--- DATA LINES ---

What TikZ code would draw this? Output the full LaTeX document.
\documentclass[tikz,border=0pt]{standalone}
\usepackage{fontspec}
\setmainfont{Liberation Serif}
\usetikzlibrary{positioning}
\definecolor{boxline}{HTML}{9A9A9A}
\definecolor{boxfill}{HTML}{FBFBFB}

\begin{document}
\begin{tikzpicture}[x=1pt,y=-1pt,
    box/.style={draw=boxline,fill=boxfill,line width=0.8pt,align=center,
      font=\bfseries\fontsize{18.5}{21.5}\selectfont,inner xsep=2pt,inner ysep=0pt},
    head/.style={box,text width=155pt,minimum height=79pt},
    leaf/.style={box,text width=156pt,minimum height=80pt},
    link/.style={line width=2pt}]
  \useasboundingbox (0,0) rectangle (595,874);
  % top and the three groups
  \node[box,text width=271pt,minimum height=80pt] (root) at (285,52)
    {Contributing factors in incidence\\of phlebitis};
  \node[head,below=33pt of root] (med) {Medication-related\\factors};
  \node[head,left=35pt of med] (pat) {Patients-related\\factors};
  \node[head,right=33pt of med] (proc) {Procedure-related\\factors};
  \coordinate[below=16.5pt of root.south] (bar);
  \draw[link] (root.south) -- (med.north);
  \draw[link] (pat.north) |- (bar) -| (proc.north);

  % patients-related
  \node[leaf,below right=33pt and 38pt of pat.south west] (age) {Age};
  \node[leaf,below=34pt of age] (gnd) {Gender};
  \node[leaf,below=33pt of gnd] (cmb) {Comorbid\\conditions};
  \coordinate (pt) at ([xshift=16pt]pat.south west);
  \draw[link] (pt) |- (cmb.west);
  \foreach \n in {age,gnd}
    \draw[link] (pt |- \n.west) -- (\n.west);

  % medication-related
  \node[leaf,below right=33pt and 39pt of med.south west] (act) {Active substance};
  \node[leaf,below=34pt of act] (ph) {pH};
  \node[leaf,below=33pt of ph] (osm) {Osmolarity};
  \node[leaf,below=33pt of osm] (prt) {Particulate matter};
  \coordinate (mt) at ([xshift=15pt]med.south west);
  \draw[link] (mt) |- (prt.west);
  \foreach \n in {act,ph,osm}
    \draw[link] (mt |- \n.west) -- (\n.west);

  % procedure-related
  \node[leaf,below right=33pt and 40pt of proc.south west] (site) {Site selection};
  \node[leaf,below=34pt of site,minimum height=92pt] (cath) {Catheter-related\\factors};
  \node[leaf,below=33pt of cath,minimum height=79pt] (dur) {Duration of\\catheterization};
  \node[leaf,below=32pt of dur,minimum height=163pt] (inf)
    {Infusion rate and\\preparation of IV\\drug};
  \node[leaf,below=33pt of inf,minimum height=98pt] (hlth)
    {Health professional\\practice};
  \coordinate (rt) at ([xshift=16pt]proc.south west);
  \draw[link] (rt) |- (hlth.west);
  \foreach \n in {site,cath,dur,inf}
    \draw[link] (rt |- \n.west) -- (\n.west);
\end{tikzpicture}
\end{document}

---
--- DATA LINES ---

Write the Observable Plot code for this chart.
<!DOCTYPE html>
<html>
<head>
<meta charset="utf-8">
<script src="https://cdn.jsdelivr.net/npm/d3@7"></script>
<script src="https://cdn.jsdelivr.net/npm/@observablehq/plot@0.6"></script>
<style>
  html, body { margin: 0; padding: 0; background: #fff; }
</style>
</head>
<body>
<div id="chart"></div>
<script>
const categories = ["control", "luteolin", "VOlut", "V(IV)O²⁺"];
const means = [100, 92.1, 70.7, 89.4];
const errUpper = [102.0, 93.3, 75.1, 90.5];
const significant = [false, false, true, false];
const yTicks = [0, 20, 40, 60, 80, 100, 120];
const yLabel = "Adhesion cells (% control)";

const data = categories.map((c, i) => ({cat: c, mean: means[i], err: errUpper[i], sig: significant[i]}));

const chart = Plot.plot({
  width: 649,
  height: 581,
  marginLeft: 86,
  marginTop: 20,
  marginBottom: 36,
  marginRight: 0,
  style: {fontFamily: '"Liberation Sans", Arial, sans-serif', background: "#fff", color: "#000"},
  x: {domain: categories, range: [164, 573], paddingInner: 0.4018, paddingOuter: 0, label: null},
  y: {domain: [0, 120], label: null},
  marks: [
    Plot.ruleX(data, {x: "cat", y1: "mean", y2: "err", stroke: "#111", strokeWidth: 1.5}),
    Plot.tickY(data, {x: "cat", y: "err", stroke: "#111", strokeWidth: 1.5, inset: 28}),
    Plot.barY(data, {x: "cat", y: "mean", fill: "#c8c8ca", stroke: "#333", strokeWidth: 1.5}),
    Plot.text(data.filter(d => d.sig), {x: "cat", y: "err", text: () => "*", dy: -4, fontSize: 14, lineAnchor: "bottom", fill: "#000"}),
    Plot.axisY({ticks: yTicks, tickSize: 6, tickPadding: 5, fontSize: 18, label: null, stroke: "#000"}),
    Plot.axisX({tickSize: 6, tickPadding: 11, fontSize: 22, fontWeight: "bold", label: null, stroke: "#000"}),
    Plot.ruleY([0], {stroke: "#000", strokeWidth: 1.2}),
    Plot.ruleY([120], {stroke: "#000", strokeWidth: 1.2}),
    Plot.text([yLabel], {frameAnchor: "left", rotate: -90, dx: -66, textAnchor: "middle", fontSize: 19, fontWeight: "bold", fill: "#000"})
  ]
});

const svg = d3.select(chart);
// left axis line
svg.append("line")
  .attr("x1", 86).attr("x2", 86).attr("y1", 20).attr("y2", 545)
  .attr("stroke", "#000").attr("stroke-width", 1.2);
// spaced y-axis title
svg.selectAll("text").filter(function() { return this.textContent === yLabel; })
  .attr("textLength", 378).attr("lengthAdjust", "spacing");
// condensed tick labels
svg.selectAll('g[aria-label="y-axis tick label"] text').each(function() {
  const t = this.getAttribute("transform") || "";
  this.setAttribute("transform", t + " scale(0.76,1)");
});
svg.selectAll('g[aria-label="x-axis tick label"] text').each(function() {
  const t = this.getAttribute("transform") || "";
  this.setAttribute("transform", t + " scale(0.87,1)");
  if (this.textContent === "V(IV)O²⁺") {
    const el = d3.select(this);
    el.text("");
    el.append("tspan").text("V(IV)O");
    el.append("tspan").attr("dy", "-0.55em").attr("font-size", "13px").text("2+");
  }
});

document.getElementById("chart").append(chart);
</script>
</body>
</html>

---

## AIM OF THE TASK
Exactly reproduce the lines that run from the line bearing "What TikZ code" through the line bearing "(mt |- \n.west) -- (\n.west);", with both end lines included.

## REPLY TO THE EXERCISE
What TikZ code would draw this? Output the full LaTeX document.
\documentclass[tikz,border=0pt]{standalone}
\usepackage{fontspec}
\setmainfont{Liberation Serif}
\usetikzlibrary{positioning}
\definecolor{boxline}{HTML}{9A9A9A}
\definecolor{boxfill}{HTML}{FBFBFB}

\begin{document}
\begin{tikzpicture}[x=1pt,y=-1pt,
    box/.style={draw=boxline,fill=boxfill,line width=0.8pt,align=center,
      font=\bfseries\fontsize{18.5}{21.5}\selectfont,inner xsep=2pt,inner ysep=0pt},
    head/.style={box,text width=155pt,minimum height=79pt},
    leaf/.style={box,text width=156pt,minimum height=80pt},
    link/.style={line width=2pt}]
  \useasboundingbox (0,0) rectangle (595,874);
  % top and the three groups
  \node[box,text width=271pt,minimum height=80pt] (root) at (285,52)
    {Contributing factors in incidence\\of phlebitis};
  \node[head,below=33pt of root] (med) {Medication-related\\factors};
  \node[head,left=35pt of med] (pat) {Patients-related\\factors};
  \node[head,right=33pt of med] (proc) {Procedure-related\\factors};
  \coordinate[below=16.5pt of root.south] (bar);
  \draw[link] (root.south) -- (med.north);
  \draw[link] (pat.north) |- (bar) -| (proc.north);

  % patients-related
  \node[leaf,below right=33pt and 38pt of pat.south west] (age) {Age};
  \node[leaf,below=34pt of age] (gnd) {Gender};
  \node[leaf,below=33pt of gnd] (cmb) {Comorbid\\conditions};
  \coordinate (pt) at ([xshift=16pt]pat.south west);
  \draw[link] (pt) |- (cmb.west);
  \foreach \n in {age,gnd}
    \draw[link] (pt |- \n.west) -- (\n.west);

  % medication-related
  \node[leaf,below right=33pt and 39pt of med.south west] (act) {Active substance};
  \node[leaf,below=34pt of act] (ph) {pH};
  \node[leaf,below=33pt of ph] (osm) {Osmolarity};
  \node[leaf,below=33pt of osm] (prt) {Particulate matter};
  \coordinate (mt) at ([xshift=15pt]med.south west);
  \draw[link] (mt) |- (prt.west);
  \foreach \n in {act,ph,osm}
    \draw[link] (mt |- \n.west) -- (\n.west);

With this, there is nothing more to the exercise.